-------- SOURCE DATA
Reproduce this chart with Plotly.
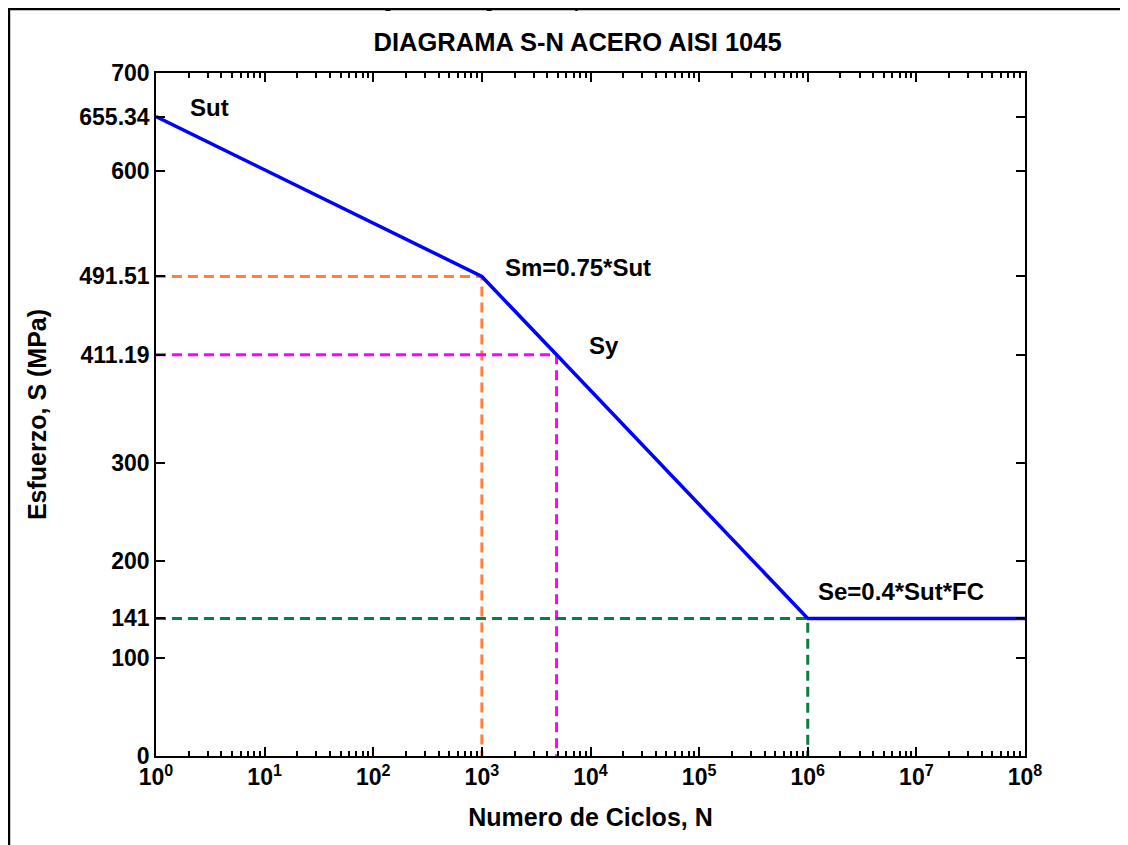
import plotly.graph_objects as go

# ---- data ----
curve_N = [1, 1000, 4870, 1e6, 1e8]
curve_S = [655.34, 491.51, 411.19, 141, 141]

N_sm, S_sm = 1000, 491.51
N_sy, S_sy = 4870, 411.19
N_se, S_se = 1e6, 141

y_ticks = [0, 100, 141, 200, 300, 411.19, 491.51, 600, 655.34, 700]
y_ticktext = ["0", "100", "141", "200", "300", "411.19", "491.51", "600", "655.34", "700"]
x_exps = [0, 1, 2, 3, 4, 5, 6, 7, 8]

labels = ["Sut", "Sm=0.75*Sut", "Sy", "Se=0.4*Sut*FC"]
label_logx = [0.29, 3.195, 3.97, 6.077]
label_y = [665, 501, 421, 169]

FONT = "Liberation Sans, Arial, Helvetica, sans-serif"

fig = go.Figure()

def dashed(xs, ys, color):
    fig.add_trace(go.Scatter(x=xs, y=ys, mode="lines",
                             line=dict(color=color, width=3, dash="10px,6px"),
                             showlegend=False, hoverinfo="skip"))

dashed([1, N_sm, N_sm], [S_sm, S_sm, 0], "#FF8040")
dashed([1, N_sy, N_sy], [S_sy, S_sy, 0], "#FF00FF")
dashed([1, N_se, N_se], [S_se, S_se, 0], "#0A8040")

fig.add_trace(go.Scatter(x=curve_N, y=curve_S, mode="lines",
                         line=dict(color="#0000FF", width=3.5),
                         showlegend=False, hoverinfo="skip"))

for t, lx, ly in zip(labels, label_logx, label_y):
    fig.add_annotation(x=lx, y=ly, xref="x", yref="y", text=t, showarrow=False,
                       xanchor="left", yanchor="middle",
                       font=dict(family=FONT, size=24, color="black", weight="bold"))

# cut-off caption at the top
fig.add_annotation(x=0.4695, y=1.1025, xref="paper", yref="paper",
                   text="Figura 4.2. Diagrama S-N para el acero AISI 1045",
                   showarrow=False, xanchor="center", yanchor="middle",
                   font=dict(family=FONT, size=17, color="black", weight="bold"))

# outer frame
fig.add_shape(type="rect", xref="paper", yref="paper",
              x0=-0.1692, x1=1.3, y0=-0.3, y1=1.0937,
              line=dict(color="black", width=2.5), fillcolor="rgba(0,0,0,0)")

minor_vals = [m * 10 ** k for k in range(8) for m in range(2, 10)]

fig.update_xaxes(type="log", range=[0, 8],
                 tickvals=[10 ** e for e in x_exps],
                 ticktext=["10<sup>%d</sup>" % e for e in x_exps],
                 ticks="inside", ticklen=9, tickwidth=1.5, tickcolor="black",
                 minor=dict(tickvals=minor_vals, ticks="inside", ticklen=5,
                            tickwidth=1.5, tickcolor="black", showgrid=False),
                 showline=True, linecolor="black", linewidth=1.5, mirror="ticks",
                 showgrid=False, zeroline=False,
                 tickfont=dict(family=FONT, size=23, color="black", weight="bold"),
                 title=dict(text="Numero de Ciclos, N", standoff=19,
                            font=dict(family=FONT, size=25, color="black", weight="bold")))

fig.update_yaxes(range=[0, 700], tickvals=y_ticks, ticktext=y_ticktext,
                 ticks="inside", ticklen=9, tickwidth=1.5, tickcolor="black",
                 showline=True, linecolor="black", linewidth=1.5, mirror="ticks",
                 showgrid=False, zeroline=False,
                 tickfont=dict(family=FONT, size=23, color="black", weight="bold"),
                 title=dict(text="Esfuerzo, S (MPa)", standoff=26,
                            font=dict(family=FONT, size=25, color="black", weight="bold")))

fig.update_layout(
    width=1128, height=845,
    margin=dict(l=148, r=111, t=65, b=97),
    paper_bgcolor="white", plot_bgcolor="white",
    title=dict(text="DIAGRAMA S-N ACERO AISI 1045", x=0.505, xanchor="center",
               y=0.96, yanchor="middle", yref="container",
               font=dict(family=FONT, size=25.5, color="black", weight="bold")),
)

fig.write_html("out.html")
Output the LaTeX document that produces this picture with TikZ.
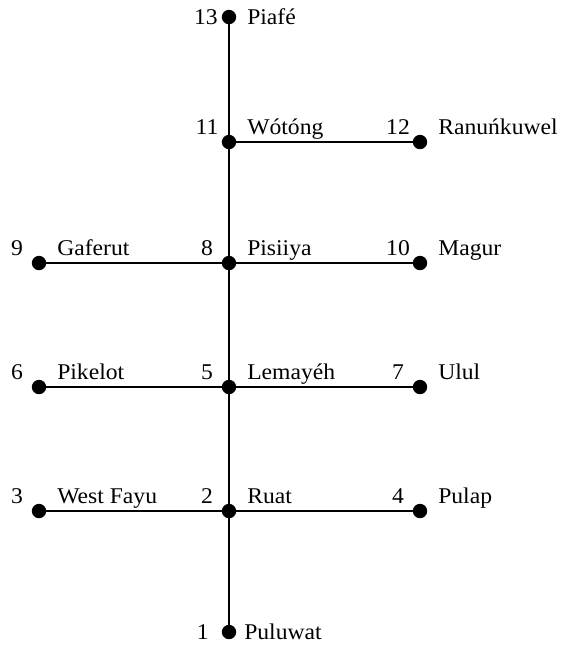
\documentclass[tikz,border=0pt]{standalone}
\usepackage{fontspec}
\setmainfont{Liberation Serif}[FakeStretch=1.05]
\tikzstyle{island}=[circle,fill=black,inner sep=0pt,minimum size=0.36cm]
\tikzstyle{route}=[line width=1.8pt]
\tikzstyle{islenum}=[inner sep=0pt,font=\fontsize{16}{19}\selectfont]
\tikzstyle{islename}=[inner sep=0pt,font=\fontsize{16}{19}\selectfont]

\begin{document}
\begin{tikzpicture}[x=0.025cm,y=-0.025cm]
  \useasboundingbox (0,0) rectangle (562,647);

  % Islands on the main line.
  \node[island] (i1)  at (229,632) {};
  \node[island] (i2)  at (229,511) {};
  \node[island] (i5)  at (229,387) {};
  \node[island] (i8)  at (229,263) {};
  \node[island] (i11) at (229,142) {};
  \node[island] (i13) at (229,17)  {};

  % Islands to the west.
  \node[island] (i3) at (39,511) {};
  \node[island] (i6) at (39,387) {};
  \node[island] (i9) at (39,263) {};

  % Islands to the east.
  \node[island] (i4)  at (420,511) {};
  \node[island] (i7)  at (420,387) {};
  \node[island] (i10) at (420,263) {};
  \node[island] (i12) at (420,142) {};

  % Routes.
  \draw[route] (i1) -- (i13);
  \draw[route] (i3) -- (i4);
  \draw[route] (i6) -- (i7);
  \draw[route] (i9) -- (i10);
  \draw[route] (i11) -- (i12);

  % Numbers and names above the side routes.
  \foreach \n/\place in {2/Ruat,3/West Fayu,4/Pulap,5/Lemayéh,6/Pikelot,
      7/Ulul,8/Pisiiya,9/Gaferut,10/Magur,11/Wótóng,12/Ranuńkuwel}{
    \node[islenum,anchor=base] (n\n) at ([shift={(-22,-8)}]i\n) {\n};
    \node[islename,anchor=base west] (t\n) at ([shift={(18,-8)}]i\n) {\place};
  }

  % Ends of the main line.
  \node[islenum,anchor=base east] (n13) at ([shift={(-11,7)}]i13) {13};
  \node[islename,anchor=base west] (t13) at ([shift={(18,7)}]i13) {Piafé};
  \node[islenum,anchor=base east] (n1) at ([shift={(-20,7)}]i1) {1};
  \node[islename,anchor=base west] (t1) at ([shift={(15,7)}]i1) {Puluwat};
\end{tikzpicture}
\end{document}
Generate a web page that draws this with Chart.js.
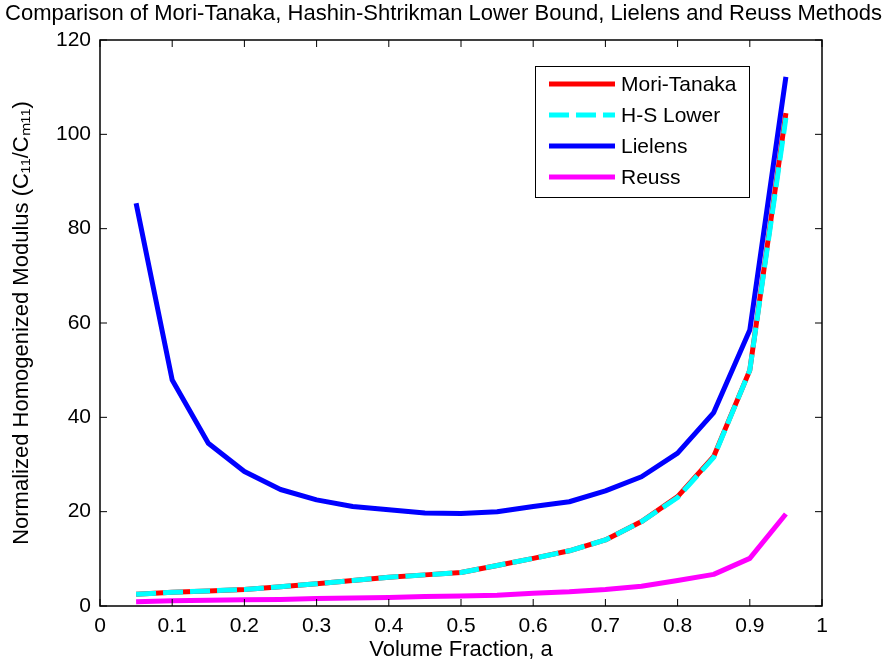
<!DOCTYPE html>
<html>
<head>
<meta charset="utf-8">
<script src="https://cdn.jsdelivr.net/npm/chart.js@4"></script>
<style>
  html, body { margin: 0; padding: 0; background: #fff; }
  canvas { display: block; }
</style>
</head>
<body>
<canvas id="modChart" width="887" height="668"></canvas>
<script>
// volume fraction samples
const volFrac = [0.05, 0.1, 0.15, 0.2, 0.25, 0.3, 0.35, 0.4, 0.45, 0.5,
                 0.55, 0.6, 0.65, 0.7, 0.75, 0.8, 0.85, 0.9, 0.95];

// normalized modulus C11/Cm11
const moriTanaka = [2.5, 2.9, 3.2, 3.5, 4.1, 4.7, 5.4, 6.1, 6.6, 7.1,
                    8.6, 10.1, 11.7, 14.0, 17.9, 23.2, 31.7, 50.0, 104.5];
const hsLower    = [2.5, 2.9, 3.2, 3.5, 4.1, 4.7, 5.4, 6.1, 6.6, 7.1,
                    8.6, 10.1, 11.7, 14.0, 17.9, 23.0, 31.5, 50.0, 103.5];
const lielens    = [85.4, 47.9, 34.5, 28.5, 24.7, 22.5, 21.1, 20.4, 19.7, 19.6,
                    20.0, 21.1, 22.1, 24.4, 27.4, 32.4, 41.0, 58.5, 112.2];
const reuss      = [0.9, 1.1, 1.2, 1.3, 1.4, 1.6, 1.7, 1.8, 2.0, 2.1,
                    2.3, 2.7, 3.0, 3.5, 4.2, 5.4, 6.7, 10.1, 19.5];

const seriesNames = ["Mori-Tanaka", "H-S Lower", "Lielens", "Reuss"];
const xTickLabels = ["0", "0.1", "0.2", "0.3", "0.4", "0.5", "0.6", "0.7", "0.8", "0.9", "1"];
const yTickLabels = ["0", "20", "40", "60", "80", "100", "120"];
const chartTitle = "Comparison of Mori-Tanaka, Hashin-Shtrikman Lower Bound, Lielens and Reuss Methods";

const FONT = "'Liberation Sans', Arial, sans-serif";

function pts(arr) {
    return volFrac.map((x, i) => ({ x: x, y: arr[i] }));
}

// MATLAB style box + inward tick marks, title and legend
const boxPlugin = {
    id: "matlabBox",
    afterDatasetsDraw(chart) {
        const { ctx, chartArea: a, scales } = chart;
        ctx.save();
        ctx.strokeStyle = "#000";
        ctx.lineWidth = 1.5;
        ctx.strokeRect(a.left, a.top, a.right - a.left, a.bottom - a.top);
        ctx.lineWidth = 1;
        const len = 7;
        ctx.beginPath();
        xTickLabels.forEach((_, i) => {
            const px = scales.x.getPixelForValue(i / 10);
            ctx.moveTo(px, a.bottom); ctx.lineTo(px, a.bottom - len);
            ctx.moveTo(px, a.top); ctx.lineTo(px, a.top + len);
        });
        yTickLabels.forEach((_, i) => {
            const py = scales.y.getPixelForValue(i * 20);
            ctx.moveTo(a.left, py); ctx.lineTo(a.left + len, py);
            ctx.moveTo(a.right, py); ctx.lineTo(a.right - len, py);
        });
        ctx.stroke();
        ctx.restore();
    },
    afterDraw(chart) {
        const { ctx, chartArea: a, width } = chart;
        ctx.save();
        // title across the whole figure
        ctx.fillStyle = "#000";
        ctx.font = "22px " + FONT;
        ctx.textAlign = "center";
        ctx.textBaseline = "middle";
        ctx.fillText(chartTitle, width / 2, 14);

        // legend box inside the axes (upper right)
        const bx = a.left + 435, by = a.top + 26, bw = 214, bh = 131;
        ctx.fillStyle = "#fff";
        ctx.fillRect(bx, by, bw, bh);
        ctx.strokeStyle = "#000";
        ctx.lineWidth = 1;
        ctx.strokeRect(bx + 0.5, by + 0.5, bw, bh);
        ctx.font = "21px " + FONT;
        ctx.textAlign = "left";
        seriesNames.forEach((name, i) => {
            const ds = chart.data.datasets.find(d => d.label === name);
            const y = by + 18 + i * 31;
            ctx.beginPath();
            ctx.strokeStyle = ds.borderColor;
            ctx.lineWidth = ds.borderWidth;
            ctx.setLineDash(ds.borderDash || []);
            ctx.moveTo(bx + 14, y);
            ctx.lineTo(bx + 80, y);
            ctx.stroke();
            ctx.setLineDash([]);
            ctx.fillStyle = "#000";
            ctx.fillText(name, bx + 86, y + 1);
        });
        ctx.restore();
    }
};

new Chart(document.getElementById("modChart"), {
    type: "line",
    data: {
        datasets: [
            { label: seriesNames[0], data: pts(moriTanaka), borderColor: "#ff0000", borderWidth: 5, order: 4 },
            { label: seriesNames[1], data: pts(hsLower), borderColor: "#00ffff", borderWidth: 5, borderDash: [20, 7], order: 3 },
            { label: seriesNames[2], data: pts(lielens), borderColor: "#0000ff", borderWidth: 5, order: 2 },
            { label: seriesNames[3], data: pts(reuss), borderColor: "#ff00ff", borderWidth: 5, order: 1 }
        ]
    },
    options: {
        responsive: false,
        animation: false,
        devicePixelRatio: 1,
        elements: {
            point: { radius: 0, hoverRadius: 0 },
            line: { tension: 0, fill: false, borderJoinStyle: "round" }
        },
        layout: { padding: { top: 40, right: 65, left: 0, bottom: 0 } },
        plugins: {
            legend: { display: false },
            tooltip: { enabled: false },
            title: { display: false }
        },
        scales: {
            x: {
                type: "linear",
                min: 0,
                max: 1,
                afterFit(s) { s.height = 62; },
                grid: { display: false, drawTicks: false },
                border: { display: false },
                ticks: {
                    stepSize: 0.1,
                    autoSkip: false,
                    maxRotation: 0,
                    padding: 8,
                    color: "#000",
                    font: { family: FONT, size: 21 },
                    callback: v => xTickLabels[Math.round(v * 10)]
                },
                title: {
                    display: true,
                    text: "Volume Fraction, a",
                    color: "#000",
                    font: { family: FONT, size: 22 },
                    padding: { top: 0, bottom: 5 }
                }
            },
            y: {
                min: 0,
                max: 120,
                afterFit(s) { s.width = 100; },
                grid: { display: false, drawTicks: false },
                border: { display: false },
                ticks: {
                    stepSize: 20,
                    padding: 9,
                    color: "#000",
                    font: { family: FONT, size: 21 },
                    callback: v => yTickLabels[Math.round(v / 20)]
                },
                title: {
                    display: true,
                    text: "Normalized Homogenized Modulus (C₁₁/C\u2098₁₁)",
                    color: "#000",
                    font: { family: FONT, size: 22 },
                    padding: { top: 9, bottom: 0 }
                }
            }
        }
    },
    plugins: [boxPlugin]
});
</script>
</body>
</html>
----------------
DIRECTIONS FOR THIS TASK:
Without the pictures, return the listing above from its first line through the line that has "N_se, S_se = 1e6, 141".

ANSWER TO THIS EXERCISE:
Reproduce this chart with Plotly.
import plotly.graph_objects as go

# ---- data ----
curve_N = [1, 1000, 4870, 1e6, 1e8]
curve_S = [655.34, 491.51, 411.19, 141, 141]

N_sm, S_sm = 1000, 491.51
N_sy, S_sy = 4870, 411.19
N_se, S_se = 1e6, 141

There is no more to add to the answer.